Help Dr Justin!
I have a 2 month old son and 2 year old daughter. My daughter is going through the screaming period and not listening to me when I calmly ask her to do things or try to calm her down. It’s sometimes when her brother needs me and sometimes when he is asleep.
I understand that she wants special time with me and I make sure she has it everyday. But sometimes I am too busy with my son (overtired or feeding) and cannot put him down, and sometimes I get too stressed and remove myself from the room to calm down but she will follow and if I put myself in my room she will continue the behaviour on the other side of the door.
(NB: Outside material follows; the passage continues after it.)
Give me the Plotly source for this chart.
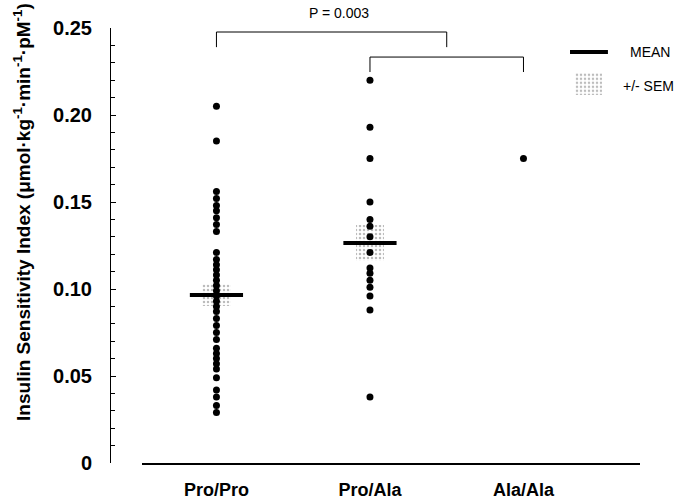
import plotly.graph_objects as go

# ---------------- data ----------------
categories = ["Pro/Pro", "Pro/Ala", "Ala/Ala"]
cat_pos = [0, 1, 2]

pro_pro = [0.205, 0.185,
           0.156, 0.152, 0.148, 0.145, 0.141, 0.137, 0.133,
           0.121, 0.117, 0.114, 0.111, 0.108, 0.105, 0.102, 0.099, 0.096, 0.093, 0.090, 0.087,
           0.083, 0.079, 0.075, 0.071, 0.066, 0.063, 0.060, 0.057, 0.054, 0.049, 0.042, 0.038,
           0.033, 0.029]
pro_ala = [0.220, 0.193, 0.175, 0.150, 0.140, 0.136, 0.130, 0.121, 0.112, 0.109, 0.105,
           0.101, 0.096, 0.088, 0.038]
ala_ala = [0.175]

group_means = [0.0966, 0.1265]
group_sems = [0.0063, 0.0105]

y_ticks = [0, 0.05, 0.10, 0.15, 0.20, 0.25]
y_tick_labels = ["0", "0.05", "0.10", "0.15", "0.20", "0.25"]

# comparisons: (from, to, level, leg_drop)
comparisons = [(0, 1.5, 0.2477, 0.0087), (1, 2, 0.2333, 0.0086)]
p_label = "P = 0.003"

# ---------------- figure ----------------
FONT = "Liberation Sans, Arial, sans-serif"
fig = go.Figure()

# SEM boxes
fig.add_trace(go.Bar(
    x=cat_pos[:2],
    y=[2 * s for s in group_sems],
    base=[m - s for m, s in zip(group_means, group_sems)],
    width=0.185,
    marker=dict(color="white", line=dict(width=0),
                pattern=dict(shape=".", size=4, solidity=0.3, fgcolor="#777", bgcolor="white")),
    showlegend=False, hoverinfo="skip",
))

# individual points
for xpos, vals in zip(cat_pos, [pro_pro, pro_ala, ala_ala]):
    fig.add_trace(go.Scatter(
        x=[xpos] * len(vals), y=vals, mode="markers",
        marker=dict(size=7, color="black"), showlegend=False,
    ))

# mean lines
fig.add_trace(go.Scatter(
    x=cat_pos[:2], y=group_means, mode="markers",
    marker=dict(symbol="line-ew", size=38, line=dict(width=4, color="black")),
    showlegend=False,
))

# legend SEM box on a small helper axis
fig.add_trace(go.Bar(
    x=[0], y=[1], width=1, xaxis="x2", yaxis="y2",
    marker=dict(color="white", line=dict(width=0),
                pattern=dict(shape=".", size=4, solidity=0.3, fgcolor="#777", bgcolor="white")),
    showlegend=False, hoverinfo="skip",
))

# brackets
for x0, x1, lvl, drop in comparisons:
    fig.add_shape(type="path",
                  path=f"M {x0},{lvl - drop} L {x0},{lvl} L {x1},{lvl} L {x1},{lvl - drop}",
                  xref="x", yref="y", line=dict(color="black", width=1))
fig.add_annotation(x=0.8, y=1.0345, xref="x", yref="paper", text=p_label, showarrow=False,
                   xanchor="center", yanchor="middle",
                   font=dict(family=FONT, size=14, color="black"))

# legend mean line + texts
fig.add_shape(type="line", xref="paper", yref="paper", x0=0.8028, x1=0.869, y0=0.9448, y1=0.9448,
              line=dict(color="black", width=4))
fig.add_annotation(x=0.904, y=0.9448, xref="paper", yref="paper", text="MEAN", showarrow=False,
                   xanchor="left", yanchor="middle", font=dict(family=FONT, size=14, color="black"))
fig.add_annotation(x=0.8918, y=0.8667, xref="paper", yref="paper", text="+/- SEM", showarrow=False,
                   xanchor="left", yanchor="middle", font=dict(family=FONT, size=14, color="black"))

# y-axis title
fig.add_annotation(
    x=0, xref="paper", xshift=-88, y=0.1443, yref="y",
    xanchor="center", yanchor="middle",
    text="<b>Insulin Sensitivity Index (μmol·kg<sup>-1</sup>·min<sup>-1</sup>·pM<sup>-1</sup>)</b>",
    textangle=-90, showarrow=False, font=dict(family=FONT, size=19, color="black"),
)

fig.update_layout(
    width=683, height=500,
    margin=dict(l=110, r=0, t=28, b=37),
    paper_bgcolor="white", plot_bgcolor="white",
    font=dict(family=FONT, color="black"),
    bargap=0, barmode="overlay",
    xaxis=dict(
        domain=[32 / 573, 530 / 573], range=[-0.485, 2.759],
        tickmode="array", tickvals=cat_pos, ticktext=[f"<b>{c}</b>" for c in categories],
        showline=True, linecolor="black", linewidth=1.5, ticks="",
        showgrid=False, zeroline=False, ticklabelstandoff=10,
        tickfont=dict(family=FONT, size=18, color="black"),
    ),
    yaxis=dict(
        anchor="free", position=0, range=[0, 0.25],
        tickmode="array", tickvals=y_ticks, ticktext=[f"<b>{t}</b>" for t in y_tick_labels],
        showline=True, linecolor="black", linewidth=1,
        ticks="inside", ticklen=5, tickcolor="black",
        minor=dict(dtick=0.01, ticks="inside", ticklen=4, tickcolor="black", showgrid=False),
        showgrid=False, zeroline=False, ticklabelstandoff=14,
        tickfont=dict(family=FONT, size=20, color="black"),
    ),
    xaxis2=dict(domain=[0.8115, 0.8586], range=[-0.5, 0.5], visible=False, anchor="y2"),
    yaxis2=dict(domain=[0.846, 0.897], range=[0, 1], visible=False, anchor="x2"),
)

fig.write_html("out.html", config={"displayModeBar": False},
               post_script="document.body.style.margin='0';")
I used to try time outs with her in her room but after calming down, the behaviour starts again two minutes later. My husband also works two weeks away and one home. My little girls is not acting out at her brother. She is very loving and I let her help me with all of his cares if she wants to. She also still wakes in the night but settles after I get her a bottle of milk and a cuddle. I’m sleep deprived and stressed and so in love with being a mummy but i need some advice. Can you please help me?
Dr Justin responds:
The challenges that you are describing with your two year-old are quite common for children this age – especially when they’ve just discovered a new brother or sister. While a newborn sibling brings excitement, it can also spur jealousy, aggression, and oppositional behaviour. Furthermore, these kinds of behaviours are central to why we call this age ‘The Terrible Two’s’.
Let’s take a look at the issues you’ve raised, and I’ll suggest strategies for improving the outcomes you are experiencing.
Behaviour and emotion regulation are not easy for 2 year-olds. When they feel an emotion, they typically let everyone know about it loud and clear. Additionally, toddlers and pre-schoolers only see the world one way: their way. This means if we ask them to do something that doesn’t fit with their expectations, they feel upset, struggle to contain their emotions, and holler like their life depends on it.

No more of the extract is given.